# How to Connect a Sled to My Saddle



## Bronc25

I am in need of help on figuring out how to connect my sled to my western saddle. I dont have a harness for him, so instead I am going to use my saddle. Any advice?


----------



## Hoofprints in the Sand

Umm forgive me because I don't know much about driving, but this sounds like a terrible idea.


----------



## themacpack

The best, and only, advice I can offer is simply don't.


----------



## Kawonu

I don't drive, but looked into it because I considered getting minis for awhile. From what I understand, the purpose of a harness is to distribute the weight of a cart while making it easier for a horse to pull. Using your saddle would be highly inappropriate because it is simply not built to pull, but to carry. Basically, either get the right equipment or don't even think of your horse pulling anything at all. :/


----------



## Tianimalz

The only time I've ever done this, was so Indie could help me haul a big plate of wood for the fireplace up to the house (it was a cold and very snowy winter, I couldn't do it by myself.). I strapped rope to the rigging on the breast strap, and since it was uphill there was no sliding problem. But really, it isn't a good idea. I only had luck because it was, like I said, up hill and I didn't need more stop. If the sleigh where to pick up speed it would bump right into the horse and cause either a crash or a bad freak out. Either one would probably lead to the other.

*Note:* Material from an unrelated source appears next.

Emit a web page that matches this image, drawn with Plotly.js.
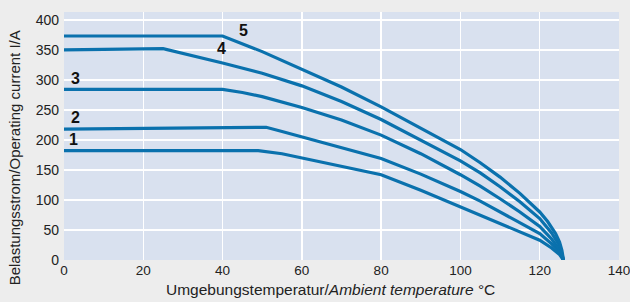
<!DOCTYPE html>
<html>
<head>
<meta charset="utf-8">
<script src="https://cdn.plot.ly/plotly-3.0.1.min.js"></script>
<style>html,body{margin:0;padding:0;background:#ededed;}#chart{width:630px;height:302px;}</style>
</head>
<body>
<div id="chart"></div>
<script>
const curveNames = ["1", "2", "3", "4", "5"];
const temp1 = [0, 49, 55, 60, 70, 80, 90, 100, 105, 110, 115, 120, 123, 125, 126];
const current1 = [182, 182, 177, 170, 157, 142, 116, 88, 75, 61, 47, 33, 20, 9, 0];
const temp2 = [0, 51, 55, 60, 70, 80, 90, 100, 105, 110, 115, 120, 123, 125, 126];
const current2 = [218, 221, 214, 205, 188, 169, 143, 114, 98, 80, 63, 44, 27, 13, 0];
const temp3 = [0, 40, 45, 50, 60, 70, 80, 90, 100, 105, 110, 115, 120, 123, 125, 126];
const current3 = [284, 284, 279, 272, 254, 233, 208, 177, 142, 123, 102, 80, 56, 35, 17, 0];
const temp4 = [0, 25, 40, 50, 60, 70, 80, 90, 100, 105, 110, 115, 120, 123, 125, 126];
const current4 = [350, 352, 328, 311, 290, 264, 234, 200, 165, 145, 122, 97, 69, 45, 24, 0];
const temp5 = [0, 40, 50, 60, 70, 80, 90, 100, 105, 110, 115, 120, 122, 124, 125, 125.6, 126];
const current5 = [373, 373, 347, 318, 288, 255, 220, 184, 162, 138, 111, 80, 64, 44, 30, 16, 0];
const labelX = [2.3, 2.8, 2.8, 39.7, 45.2];
const labelY = [200, 238, 303, 352, 382];
const xTicks = [0, 20, 40, 60, 80, 100, 120, 140];
const yTicks = [0, 50, 100, 150, 200, 250, 300, 350, 400];
const xTitle = "Umgebungstemperatur/<i>Ambient temperature</i> °C";
const yTitle = "Belastungsstrom/Operating current I/A";

const xs = [temp1, temp2, temp3, temp4, temp5];
const ys = [current1, current2, current3, current4, current5];
const lineColor = "#0a71ad";
const fontFam = "'Liberation Sans', Arial, sans-serif";

const traces = xs.map((x, i) => ({
  x: x, y: ys[i], type: "scatter", mode: "lines", name: curveNames[i],
  line: {color: lineColor, width: 3.2, shape: "linear"},
  hoverinfo: "skip", showlegend: false
}));

const annotations = curveNames.map((t, i) => ({
  x: labelX[i], y: labelY[i], xref: "x", yref: "y", text: "<b>" + t + "</b>",
  showarrow: false, font: {family: fontFam, size: 16, color: "#111"}
}));
annotations.push({
  x: 0.48, y: -0.117, xref: "paper", yref: "paper", text: xTitle,
  showarrow: false, xanchor: "center", yanchor: "middle",
  font: {family: fontFam, size: 15.5, color: "#222"}
});
annotations.push({
  x: -0.09, y: 0.41, xref: "paper", yref: "paper", text: yTitle, textangle: -90,
  showarrow: false, xanchor: "center", yanchor: "middle",
  font: {family: fontFam, size: 15, color: "#222"}
});

const layout = {
  width: 630, height: 302,
  margin: {l: 64, r: 11, t: 12, b: 42},
  paper_bgcolor: "#ededed",
  plot_bgcolor: "#d9e1ef",
  font: {family: fontFam, size: 14, color: "#222"},
  xaxis: {
    range: [0, 140], tickvals: xTicks, ticktext: xTicks.map(String),
    showgrid: true, gridcolor: "#ffffff", gridwidth: 1.5, zeroline: false,
    showline: false, ticks: "", tickfont: {size: 13.5}, ticklabeloverflow: "allow"
  },
  yaxis: {
    range: [0, 413], tickvals: yTicks, ticktext: yTicks.map(String),
    showgrid: true, gridcolor: "#ffffff", gridwidth: 1.5, zeroline: false,
    showline: false, ticks: "", tickfont: {size: 14}, ticklabeloverflow: "allow",
    ticklabelstandoff: 4
  },
  annotations: annotations
};

Plotly.newPlot("chart", traces, layout, {staticPlot: true, displayModeBar: false});
</script>
</body>
</html>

So if you are actually do a lot of pulling, it'd probably be best for you to invest in a nice harness, they make some cheaper models too so you don't have to pay a ton.


----------



## Skipsfirstspike

Do you mean a true horse sled? Or are you talking about pulling someone behind you on a toboggan? Or perhaps you sitting in the toboggan?
If the first option, don't do it, you will wreck your sled/saddle/horse/self or some combination of that. 
I would also nix the last idea. If you want the horse to drive, then please invest in the proper equipment.
As far as pulling someone behind you on a toboggan while you ride, I will admit that I have done it. Safest way is for you to just hold the rope, that way you can just let go if anything goes wrong. I have in the past tied the sled to the back of the saddle, but I am blessed with a horse who tolerates that sort of nonsense, and in all honesty, I would not reccommend it. But I guess we all have things we have done in the past that we think better of when we age..
Biggest cause for upset is when the sled runs into the back of the horses' legs. They don't tend to like that..


----------



## Rascaholic

You can break a leg quickly like this. One of my friends in high school pulled her brother on a sled. They had an accident. I'm not sure what all happened to cause it, even to this day. All I know is, it was REALLY hard to pull the trigger on that lovely little mare  since none of them could stand to do it.


----------



## NorthernMama

Advice is: don't do it.


----------



## kait18

i heard from alot of drivers that it is quite the way is to use the saddle as a harness... if you have a good breast plate and everything is properly placed to distribute weight it works just the same... not saying i have done it but i have heard it from drivers...
i also would not suggest doing but just letting you know what i heard


----------



## Bob The Snob

kait18 said:


> i heard from alot of drivers that it is quite the way is to use the saddle as a harness... if you have a good breast plate and everything is properly placed to distribute weight it works just the same... not saying i have done it but i have heard it from drivers...
> i also would not suggest doing but just letting you know what i heard



I know that this is many years late... But I have successfully done this. Use a western saddle and thick breastplate, and attach a rope to your toboggan. Have two lunge lines as reins, and off you go. The only thing is that you will stop slower than your horse, so be prepared to drag a foot to slow down. Have fun!


----------



## beau159

Bob The Snob said:


> I know that this is many years late... But I have successfully done this. Use a western saddle and thick breastplate, and attach a rope to your toboggan. Have two lunge lines as reins, and off you go. The only thing is that you will stop slower than your horse, so be prepared to drag a foot to slow down. Have fun!


This thread is from 2012, if you didn't notice.


----------



## Bob The Snob

beau159 said:


> This thread is from 2012, if you didn't notice.



That's why I said "I know that this is many year late" LOL

Maybe people like me that search old stuff to find specifics will find it helpful. Or not.


----------



## horselovinguy

THREAD CLOSED


----------